■ TO DO
Can you write out all the lines word for word, with no pictures?

+===+

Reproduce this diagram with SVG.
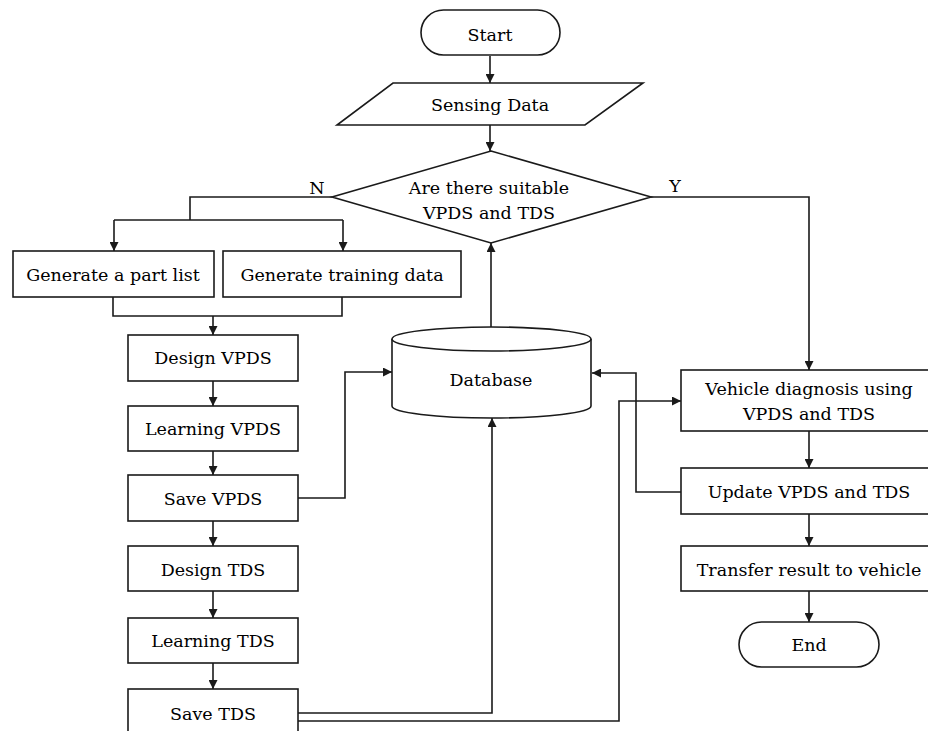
<svg xmlns="http://www.w3.org/2000/svg" width="928" height="731" viewBox="0 0 928 731">
  <style>
    .shape { fill: #ffffff; stroke: #1a1a1a; stroke-width: 1.6; }
    .lbl { font-family: "DejaVu Serif", "Liberation Serif", serif; font-size: 17.5px; fill: #000000; text-anchor: middle; dominant-baseline: central; }
    .flow { fill: none; stroke: #1a1a1a; stroke-width: 1.6; }
    .flow-arrow { fill: none; stroke: #1a1a1a; stroke-width: 1.6; marker-end: url(#arrow); }
  </style>
  <defs>
    <marker id="arrow" viewBox="0 0 10 10" refX="10" refY="5" markerWidth="9" markerHeight="9" markerUnits="userSpaceOnUse" orient="auto">
      <path d="M0,0 L10,5 L0,10 z" fill="#1a1a1a"/>
    </marker>
  </defs>
  <rect width="928" height="731" fill="#ffffff"/>

  <g id="connectors">
    <path class="flow-arrow" d="M490,56 V83"/>
    <path class="flow-arrow" d="M490,125 V151"/>
    <!-- N branch -->
    <path class="flow" d="M332,197 H190 V220"/>
    <path class="flow-arrow" d="M114,220 V251"/>
    <path class="flow-arrow" d="M343,220 V251"/>
    <path class="flow" d="M114,220 H343"/>
    <path class="flow" d="M113,297 V316 H342 V297"/>
    <path class="flow-arrow" d="M213,316 V335"/>
    <!-- left column -->
    <path class="flow-arrow" d="M213,381 V406"/>
    <path class="flow-arrow" d="M213,451 V475"/>
    <path class="flow-arrow" d="M213,521 V546"/>
    <path class="flow-arrow" d="M213,591 V618"/>
    <path class="flow-arrow" d="M213,663 V689"/>
    <!-- database links -->
    <path class="flow-arrow" d="M491,327 V243"/>
    <path class="flow-arrow" d="M298,498 H345 V372 H392"/>
    <path class="flow-arrow" d="M298,713 H492 V418"/>
    <path class="flow-arrow" d="M298,721 H619 V401 H681"/>
    <path class="flow-arrow" d="M681,492 H636 V373 H592"/>
    <!-- Y branch and right column -->
    <path class="flow-arrow" d="M651,197 H809 V370"/>
    <path class="flow-arrow" d="M809,431 V468"/>
    <path class="flow-arrow" d="M809,514 V546"/>
    <path class="flow-arrow" d="M809,591 V622"/>
    <text class="lbl" x="317" y="188">N</text>
    <text class="lbl" x="675" y="186">Y</text>
  </g>

  <g id="start">
    <rect class="shape" x="421" y="10" width="139" height="45" rx="22.5"/>
    <text class="lbl" x="490" y="35">Start</text>
  </g>
  <g id="sensing-data">
    <polygon class="shape" points="393,83 643,83 585,125 337,125"/>
    <text class="lbl" x="490" y="105">Sensing Data</text>
  </g>
  <g id="decision">
    <polygon class="shape" points="491,151 651,197 491,243 332,197"/>
    <text class="lbl" x="489" y="188">Are there suitable</text>
    <text class="lbl" x="489" y="213">VPDS and TDS</text>
  </g>
  <g id="part-list">
    <rect class="shape" x="13" y="251" width="201" height="46"/>
    <text class="lbl" x="113" y="275">Generate a part list</text>
  </g>
  <g id="training-data">
    <rect class="shape" x="223" y="251" width="238" height="46"/>
    <text class="lbl" x="342" y="275">Generate training data</text>
  </g>
  <g id="design-vpds">
    <rect class="shape" x="128" y="335" width="170" height="46"/>
    <text class="lbl" x="213" y="358">Design VPDS</text>
  </g>
  <g id="learning-vpds">
    <rect class="shape" x="128" y="406" width="170" height="45"/>
    <text class="lbl" x="213" y="429">Learning VPDS</text>
  </g>
  <g id="save-vpds">
    <rect class="shape" x="128" y="475" width="170" height="46"/>
    <text class="lbl" x="213" y="499">Save VPDS</text>
  </g>
  <g id="design-tds">
    <rect class="shape" x="128" y="546" width="170" height="45"/>
    <text class="lbl" x="213" y="570">Design TDS</text>
  </g>
  <g id="learning-tds">
    <rect class="shape" x="128" y="618" width="170" height="45"/>
    <text class="lbl" x="213" y="641">Learning TDS</text>
  </g>
  <g id="save-tds">
    <rect class="shape" x="128" y="689" width="170" height="60"/>
    <text class="lbl" x="213" y="714">Save TDS</text>
  </g>
  <g id="database">
    <path class="shape" d="M392,339 V406 A99.5,12 0 0 0 591,406 V339"/>
    <ellipse class="shape" cx="491.5" cy="339" rx="99.5" ry="12"/>
    <text class="lbl" x="491" y="380">Database</text>
  </g>
  <g id="diagnosis">
    <rect class="shape" x="681" y="370" width="260" height="61"/>
    <text class="lbl" x="809" y="389">Vehicle diagnosis using</text>
    <text class="lbl" x="809" y="414">VPDS and TDS</text>
  </g>
  <g id="update">
    <rect class="shape" x="681" y="468" width="260" height="46"/>
    <text class="lbl" x="809" y="492">Update VPDS and TDS</text>
  </g>
  <g id="transfer">
    <rect class="shape" x="681" y="546" width="260" height="45"/>
    <text class="lbl" x="809" y="570">Transfer result to vehicle</text>
  </g>
  <g id="end">
    <rect class="shape" x="739" y="622" width="140" height="45" rx="22.5"/>
    <text class="lbl" x="809" y="645">End</text>
  </g>
</svg>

+===+

■ EXERCISE ANSWER
Reproduce this diagram with SVG.
<svg xmlns="http://www.w3.org/2000/svg" width="928" height="731" viewBox="0 0 928 731">
  <style>
    .shape { fill: #ffffff; stroke: #1a1a1a; stroke-width: 1.6; }
    .lbl { font-family: "DejaVu Serif", "Liberation Serif", serif; font-size: 17.5px; fill: #000000; text-anchor: middle; dominant-baseline: central; }
    .flow { fill: none; stroke: #1a1a1a; stroke-width: 1.6; }
    .flow-arrow { fill: none; stroke: #1a1a1a; stroke-width: 1.6; marker-end: url(#arrow); }
  </style>
  <defs>
    <marker id="arrow" viewBox="0 0 10 10" refX="10" refY="5" markerWidth="9" markerHeight="9" markerUnits="userSpaceOnUse" orient="auto">
      <path d="M0,0 L10,5 L0,10 z" fill="#1a1a1a"/>
    </marker>
  </defs>
  <rect width="928" height="731" fill="#ffffff"/>

  <g id="connectors">
    <path class="flow-arrow" d="M490,56 V83"/>
    <path class="flow-arrow" d="M490,125 V151"/>
    <!-- N branch -->
    <path class="flow" d="M332,197 H190 V220"/>
    <path class="flow-arrow" d="M114,220 V251"/>
    <path class="flow-arrow" d="M343,220 V251"/>
    <path class="flow" d="M114,220 H343"/>
    <path class="flow" d="M113,297 V316 H342 V297"/>
    <path class="flow-arrow" d="M213,316 V335"/>
    <!-- left column -->
    <path class="flow-arrow" d="M213,381 V406"/>
    <path class="flow-arrow" d="M213,451 V475"/>
    <path class="flow-arrow" d="M213,521 V546"/>
    <path class="flow-arrow" d="M213,591 V618"/>
    <path class="flow-arrow" d="M213,663 V689"/>
    <!-- database links -->
    <path class="flow-arrow" d="M491,327 V243"/>
    <path class="flow-arrow" d="M298,498 H345 V372 H392"/>
    <path class="flow-arrow" d="M298,713 H492 V418"/>
    <path class="flow-arrow" d="M298,721 H619 V401 H681"/>
    <path class="flow-arrow" d="M681,492 H636 V373 H592"/>
    <!-- Y branch and right column -->
    <path class="flow-arrow" d="M651,197 H809 V370"/>
    <path class="flow-arrow" d="M809,431 V468"/>
    <path class="flow-arrow" d="M809,514 V546"/>
    <path class="flow-arrow" d="M809,591 V622"/>
    <text class="lbl" x="317" y="188">N</text>
    <text class="lbl" x="675" y="186">Y</text>
  </g>

  <g id="start">
    <rect class="shape" x="421" y="10" width="139" height="45" rx="22.5"/>
    <text class="lbl" x="490" y="35">Start</text>
  </g>
  <g id="sensing-data">
    <polygon class="shape" points="393,83 643,83 585,125 337,125"/>
    <text class="lbl" x="490" y="105">Sensing Data</text>
  </g>
  <g id="decision">
    <polygon class="shape" points="491,151 651,197 491,243 332,197"/>
    <text class="lbl" x="489" y="188">Are there suitable</text>
    <text class="lbl" x="489" y="213">VPDS and TDS</text>
  </g>
  <g id="part-list">
    <rect class="shape" x="13" y="251" width="201" height="46"/>
    <text class="lbl" x="113" y="275">Generate a part list</text>
  </g>
  <g id="training-data">
    <rect class="shape" x="223" y="251" width="238" height="46"/>
    <text class="lbl" x="342" y="275">Generate training data</text>
  </g>
  <g id="design-vpds">
    <rect class="shape" x="128" y="335" width="170" height="46"/>
    <text class="lbl" x="213" y="358">Design VPDS</text>
  </g>
  <g id="learning-vpds">
    <rect class="shape" x="128" y="406" width="170" height="45"/>
    <text class="lbl" x="213" y="429">Learning VPDS</text>
  </g>
  <g id="save-vpds">
    <rect class="shape" x="128" y="475" width="170" height="46"/>
    <text class="lbl" x="213" y="499">Save VPDS</text>
  </g>
  <g id="design-tds">
    <rect class="shape" x="128" y="546" width="170" height="45"/>
    <text class="lbl" x="213" y="570">Design TDS</text>
  </g>
  <g id="learning-tds">
    <rect class="shape" x="128" y="618" width="170" height="45"/>
    <text class="lbl" x="213" y="641">Learning TDS</text>
  </g>
  <g id="save-tds">
    <rect class="shape" x="128" y="689" width="170" height="60"/>
    <text class="lbl" x="213" y="714">Save TDS</text>
  </g>
  <g id="database">
    <path class="shape" d="M392,339 V406 A99.5,12 0 0 0 591,406 V339"/>
    <ellipse class="shape" cx="491.5" cy="339" rx="99.5" ry="12"/>
    <text class="lbl" x="491" y="380">Database</text>
  </g>
  <g id="diagnosis">
    <rect class="shape" x="681" y="370" width="260" height="61"/>
    <text class="lbl" x="809" y="389">Vehicle diagnosis using</text>
    <text class="lbl" x="809" y="414">VPDS and TDS</text>
  </g>
  <g id="update">
    <rect class="shape" x="681" y="468" width="260" height="46"/>
    <text class="lbl" x="809" y="492">Update VPDS and TDS</text>
  </g>
  <g id="transfer">
    <rect class="shape" x="681" y="546" width="260" height="45"/>
    <text class="lbl" x="809" y="570">Transfer result to vehicle</text>
  </g>
  <g id="end">
    <rect class="shape" x="739" y="622" width="140" height="45" rx="22.5"/>
    <text class="lbl" x="809" y="645">End</text>
  </g>
</svg>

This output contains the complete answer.